On Sunday I was walking in Hampstead Garden Suburb and I learned that the word they use there is twitten. Twittens look like this:



The word is Sussex dialect apparently, and presumably it’s got something to do with ‘betwixt and between,’ though I can’t imagine how it got to NW3.

Monday, July 8, 2019

THE SAME OLD NOT THE SAME OLD


I recently came across a quotation, which may be familiar to everybody else but it’s new to me, from John Burroughs’ Signs and Seasons: ‘The place to observe nature is where you are; the walk to take today is the walk you took yesterday.

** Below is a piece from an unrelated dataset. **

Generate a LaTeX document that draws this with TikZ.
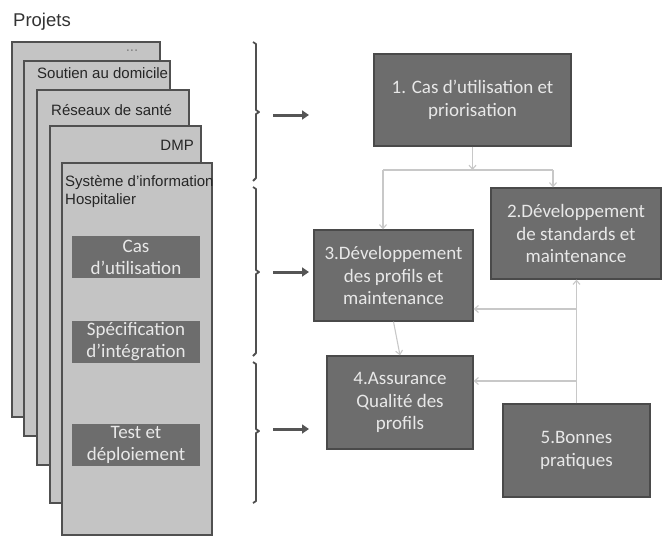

You will not find just the same things: both the observed and the observer have changed.’
This seems to be the equivalent of saying you can’t walk on the same water twice, and I absolutely agree with that.


Above is a path, perhaps a gennell, perhaps a snickett, depending on which bit of England you come from, and I walk down it pretty much every day.  As far as I can tell it doesn’t have a name. 

I always see a few pigeons perching on the fences beside the path, and sometimes I see a skulking cat or two, and sometimes I see evidence that a cat got among the pigeons. Nature, don’t you love it?  I suppose I’d feel better if the cats actually ate the pigeons as opposed to just killing them, but cats, I know, don't care about my feelings,


On the path I encounter  people once in a while and words are occasionally exchanged but mostly we don’t make eye contact and keep silent, which seems to suit everybody.  

The other day I was walking up the slope and a young couple were walking behind me and arguing, and I heard him say, 'So it’s ok for you to talk to me like that but I can’t talk to you like that, is that right?’
And the girl said, ‘I wasn’t talking to you like anything.’  
This seemed a moment of transcendent Zen.

Sometimes there are big mushrooms growing in the grass alongside the path:


And sometimes there are fungi that are not just big but monstrous (that ruler’s  15 inches long).  


I wish I had the wisdom to know whether or not they’re edible, which may be just another way of saying I wish I was John Cage.